***** DATA FOR PROCESSING *****
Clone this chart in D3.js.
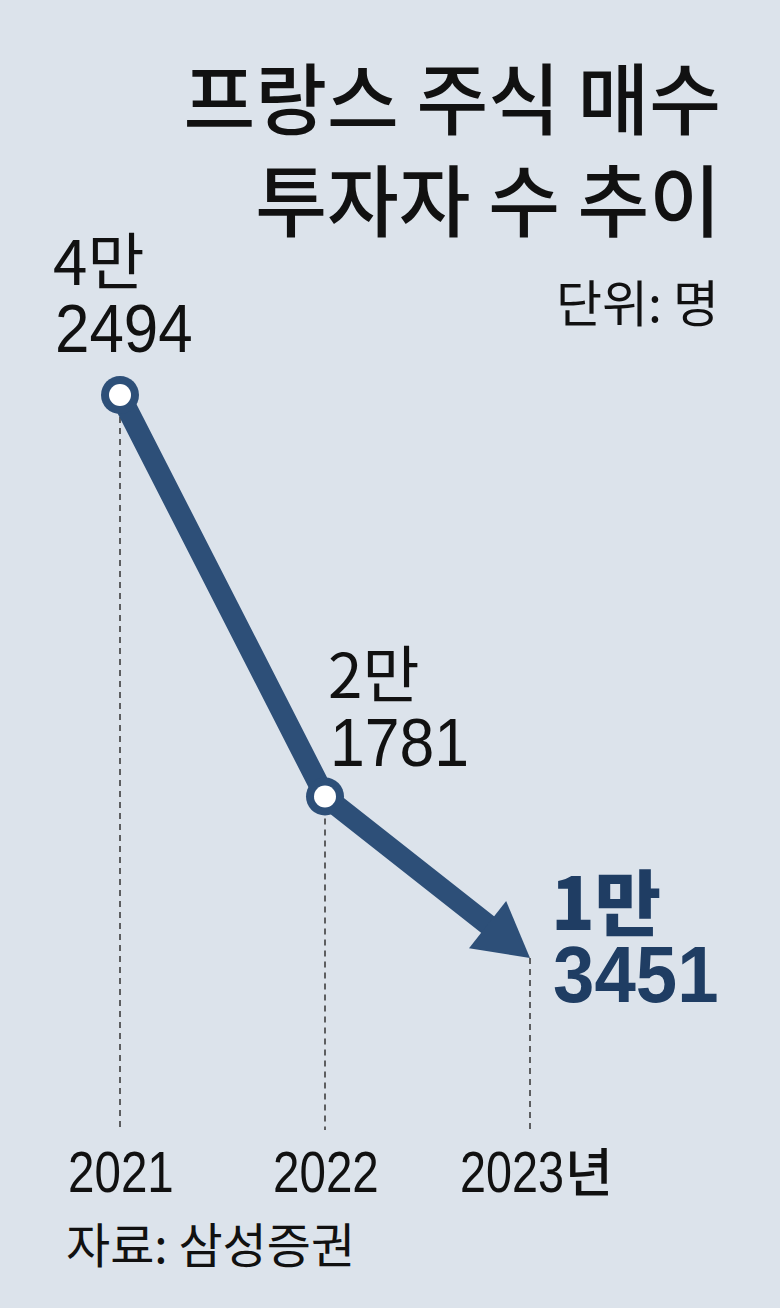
<!DOCTYPE html>
<html>
<head>
<meta charset="utf-8">
<script src="https://cdn.jsdelivr.net/npm/d3@7"></script>
<style>
  html, body { margin: 0; padding: 0; background: #dce3eb; }
  text { font-family: "Liberation Sans", "Noto Sans CJK KR", sans-serif; }
</style>
</head>
<body>
<div id="chart"></div>
<script>
// data
var years = ["2021", "2022", "2023"];
var values = [42494, 21781, 13451];
var topLabels = ["4만", "2만", "1만"];
var bottomLabels = ["2494", "1781", "3451"];
var yearLabels = ["2021", "2022", "2023"];

var width = 780, height = 1308;
var lineColor = "#2d4f78";
var kr = "'Noto Sans CJK KR', sans-serif";

var svg = d3.select("#chart")
    .append("svg")
    .attr("width", width)
    .attr("height", height);

svg.append("rect").attr("width", width).attr("height", height).attr("fill", "#dce3eb");

var x = d3.scalePoint().domain(years).range([120, 530]);
var y = d3.scaleLinear().domain([13451, 42494]).range([958, 395]);
var baseY = 1130;

// Title
var title = svg.append("text")
    .attr("text-anchor", "end")
    .style("font-family", kr)
    .style("font-weight", "500")
    .style("font-size", "78px")
    .attr("fill", "#111");
title.append("tspan").attr("x", 721).attr("y", 129).text("프랑스 주식 매수");
title.append("tspan").attr("x", 721).attr("y", 231).text("투자자 수 추이");

svg.append("text")
    .attr("x", 719).attr("y", 322)
    .attr("text-anchor", "end")
    .style("font-family", kr)
    .style("font-size", "50px")
    .attr("fill", "#111")
    .text("단위: 명");

// dashed guides
svg.selectAll("line.guide")
    .data(years)
    .enter().append("line")
    .attr("class", "guide")
    .attr("x1", d => x(d)).attr("x2", d => x(d))
    .attr("y1", (d, i) => y(values[i]))
    .attr("y2", baseY)
    .attr("stroke", "#333")
    .attr("stroke-width", 1.5)
    .attr("stroke-dasharray", "6,5");

// line with arrow
var pts = years.map((d, i) => [x(d), y(values[i])]);
var tip = pts[2], prev = pts[1];
var dx = tip[0] - prev[0], dy = tip[1] - prev[1];
var len = Math.sqrt(dx * dx + dy * dy);
var ux = dx / len, uy = dy / len;
var headLen = 54, headHalf = 30;
var baseX = tip[0] - ux * headLen, baseYp = tip[1] - uy * headLen;

svg.append("path")
    .datum([pts[0], pts[1], [baseX + ux * 4, baseYp + uy * 4]])
    .attr("d", d3.line())
    .attr("fill", "none")
    .attr("stroke", lineColor)
    .attr("stroke-width", 21)
    .attr("stroke-linejoin", "round");

svg.append("path")
    .attr("d", d3.line()([
        tip,
        [baseX - uy * headHalf, baseYp + ux * headHalf],
        [baseX + uy * headHalf, baseYp - ux * headHalf]
    ]) + "Z")
    .attr("fill", lineColor);

// point markers
svg.selectAll("circle.outer")
    .data(pts.slice(0, 2))
    .enter().append("circle")
    .attr("cx", d => d[0]).attr("cy", d => d[1])
    .attr("r", 19)
    .attr("fill", lineColor);
svg.selectAll("circle.inner")
    .data(pts.slice(0, 2))
    .enter().append("circle")
    .attr("cx", d => d[0]).attr("cy", d => d[1])
    .attr("r", 11)
    .attr("fill", "#fff");

// value labels
var labelPos = [[55, 285, 352], [330, 698, 766], [553, 930, 1002]];
var numScale = [0.91, 0.92, 0.93];
topLabels.forEach(function(t, i) {
  var last = i === 2;
  svg.append("text")
      .attr("x", labelPos[i][0] - 2).attr("y", labelPos[i][1])
      .attr("fill", last ? "#1f3d63" : "#111")
      .style("font-family", kr)
      .style("font-weight", last ? "900" : "400")
      .style("font-size", last ? "72px" : "62px")
      .text(t);
  svg.append("text")
      .attr("transform", "translate(" + labelPos[i][0] + "," + labelPos[i][2] + ") scale(" + numScale[i] + ",1)")
      .attr("fill", last ? "#1f3d63" : "#111")
      .style("font-weight", last ? "700" : "400")
      .style("font-size", last ? "80px" : "68px")
      .text(bottomLabels[i]);
});

// year labels
svg.selectAll("text.year")
    .data(years)
    .enter().append("text")
    .attr("class", "year")
    .attr("transform", (d, i) => "translate(" + (i === 2 ? x(d) - 70 : x(d) - 52) + ",1192) scale(0.82,1)")
    .style("font-size", (d, i) => i === 2 ? "57px" : "58px")
    .attr("fill", "#111")
    .text((d, i) => yearLabels[i]);
svg.append("text")
    .attr("x", x("2023") + 35).attr("y", 1192)
    .style("font-family", kr)
    .style("font-weight", "500")
    .style("font-size", "52px")
    .attr("fill", "#111")
    .text("년");

svg.append("text")
    .attr("x", 66).attr("y", 1263)
    .style("font-family", kr)
    .style("font-size", "48px")
    .attr("fill", "#111")
    .text("자료: 삼성증권");
</script>
</body>
</html>
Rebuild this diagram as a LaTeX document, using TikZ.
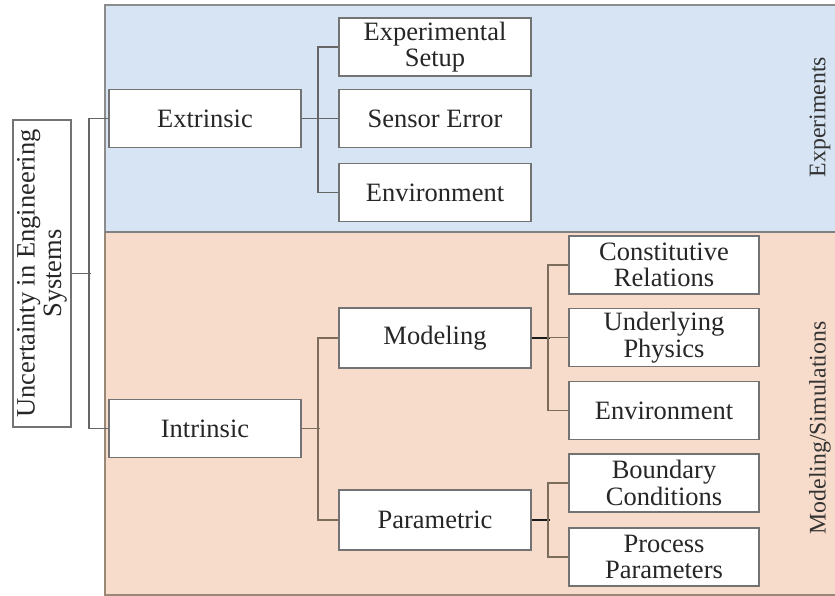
\documentclass[tikz,border=0pt]{standalone}
\usepackage{fontspec}
\setmainfont{Liberation Serif}
\begin{document}
\begin{tikzpicture}[x=1pt,y=-1pt,
  txt/.style={text=black!85, font=\fontsize{26.5}{26.5}\selectfont},
  box/.style={txt, draw=black!55, line width=1.4pt, fill=white, inner sep=0pt, align=center,
              minimum width=192pt, minimum height=58pt},
  leaf/.style={box, minimum width=190pt},
  sidelabel/.style={text=black!80, font=\fontsize{23.8}{24}\selectfont, rotate=90},
  linkA/.style={draw=black!60, line width=1.8pt},
  linkB/.style={draw=black!65!brown!70, line width=1.8pt},
]
\useasboundingbox (0,0) rectangle (835,596);
\clip (0,0) rectangle (835,596);

% background bands
\fill[fill={rgb,255:red,214;green,228;blue,243}] (105,5) rectangle (836,232);
\fill[fill={rgb,255:red,248;green,220;blue,203}] (105,232) rectangle (836,595);
\draw[draw=black!45, line width=1.6pt] (105,232) -- (105,5) -- (836,5);
\draw[draw=black!55!brown!60, line width=1.6pt] (105,232) -- (105,595) -- (836,595);
\draw[draw=black!50, line width=1.6pt] (105,232) -- (836,232);

\node[sidelabel] (lblexp) at (820,117) {Experiments};
\node[sidelabel] (lblmod) at (820,428) {Modeling/Simulations};

% root
\node[box, rotate=90, minimum width=307pt, minimum height=58pt] (root) at (42,273.5)
  {Uncertainty in Engineering\\Systems};

% first level
\node[box] (ext) at (205,118.5) {Extrinsic};
\node[box] (int) at (205,428.5) {Intrinsic};

% extrinsic children
\node[box] (setup) at (435,47) {Experimental\\Setup};
\node[box] (sensor) at (435,118.5) {Sensor Error};
\node[box] (envA) at (435,192.5) {Environment};

% intrinsic children
\node[box, minimum height=60pt] (model) at (435,338) {Modeling};
\node[box, minimum height=60pt] (param) at (435,520) {Parametric};

% modeling children
\node[leaf] (const) at (664,265) {Constitutive\\Relations};
\node[leaf] (phys) at (664,337.5) {Underlying\\Physics};
\node[leaf] (envB) at (664,410.5) {Environment};

% parametric children
\node[leaf] (bound) at (664,483) {Boundary\\Conditions};
\node[leaf] (proc) at (664,557) {Process\\Parameters};

% connectors
\draw[linkA] (root.south) -- ++(19,0);
\draw[linkA] (ext.west) -- ++(-19,0) |- (int.west);

\draw[linkA] (ext.east) -- ++(18,0);
\draw[linkA] (setup.west) -- ++(-20,0) |- (envA.west);
\draw[linkA] (sensor.west) -- ++(-20,0);

\draw[linkB] (int.east) -- ++(18,0);
\draw[linkB] (model.west) -- ++(-20,0) |- (param.west);

\draw[linkB, draw=black!90] (model.east) -- ++(18,0);
\draw[linkB] (const.west) -- ++(-20,0) |- (envB.west);
\draw[linkB] (phys.west) -- ++(-20,0);

\draw[linkB, draw=black!90] (param.east) -- ++(18,0);
\draw[linkB] (bound.west) -- ++(-20,0) |- (proc.west);
\end{tikzpicture}
\end{document}
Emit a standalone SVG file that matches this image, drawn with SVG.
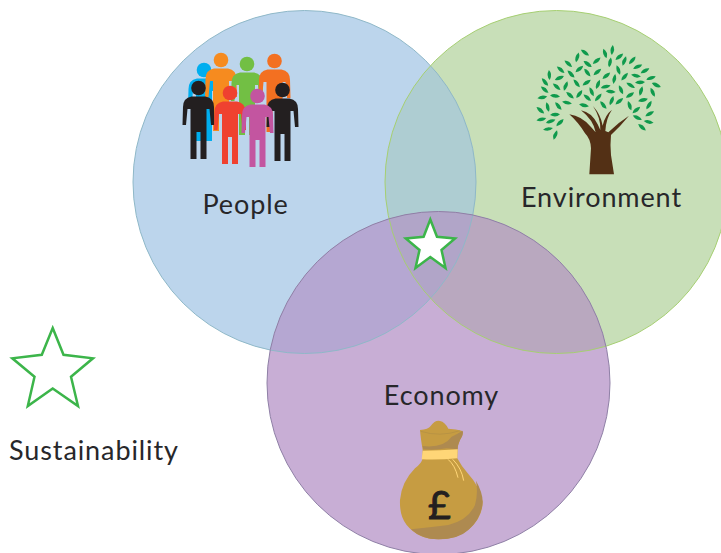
*****
• TASK INSTRUCTIONS
Restate word for word the part that opens with the line containing "Rebuild this diagram" and closes with the line containing "(lblmod) at (820,428)", both ends included, and nothing else. Omit any images.

• FINISHED ANSWER
Rebuild this diagram as a LaTeX document, using TikZ.
\documentclass[tikz,border=0pt]{standalone}
\usepackage{fontspec}
\setmainfont{Liberation Serif}
\begin{document}
\begin{tikzpicture}[x=1pt,y=-1pt,
  txt/.style={text=black!85, font=\fontsize{26.5}{26.5}\selectfont},
  box/.style={txt, draw=black!55, line width=1.4pt, fill=white, inner sep=0pt, align=center,
              minimum width=192pt, minimum height=58pt},
  leaf/.style={box, minimum width=190pt},
  sidelabel/.style={text=black!80, font=\fontsize{23.8}{24}\selectfont, rotate=90},
  linkA/.style={draw=black!60, line width=1.8pt},
  linkB/.style={draw=black!65!brown!70, line width=1.8pt},
]
\useasboundingbox (0,0) rectangle (835,596);
\clip (0,0) rectangle (835,596);

% background bands
\fill[fill={rgb,255:red,214;green,228;blue,243}] (105,5) rectangle (836,232);
\fill[fill={rgb,255:red,248;green,220;blue,203}] (105,232) rectangle (836,595);
\draw[draw=black!45, line width=1.6pt] (105,232) -- (105,5) -- (836,5);
\draw[draw=black!55!brown!60, line width=1.6pt] (105,232) -- (105,595) -- (836,595);
\draw[draw=black!50, line width=1.6pt] (105,232) -- (836,232);

\node[sidelabel] (lblexp) at (820,117) {Experiments};
\node[sidelabel] (lblmod) at (820,428) {Modeling/Simulations};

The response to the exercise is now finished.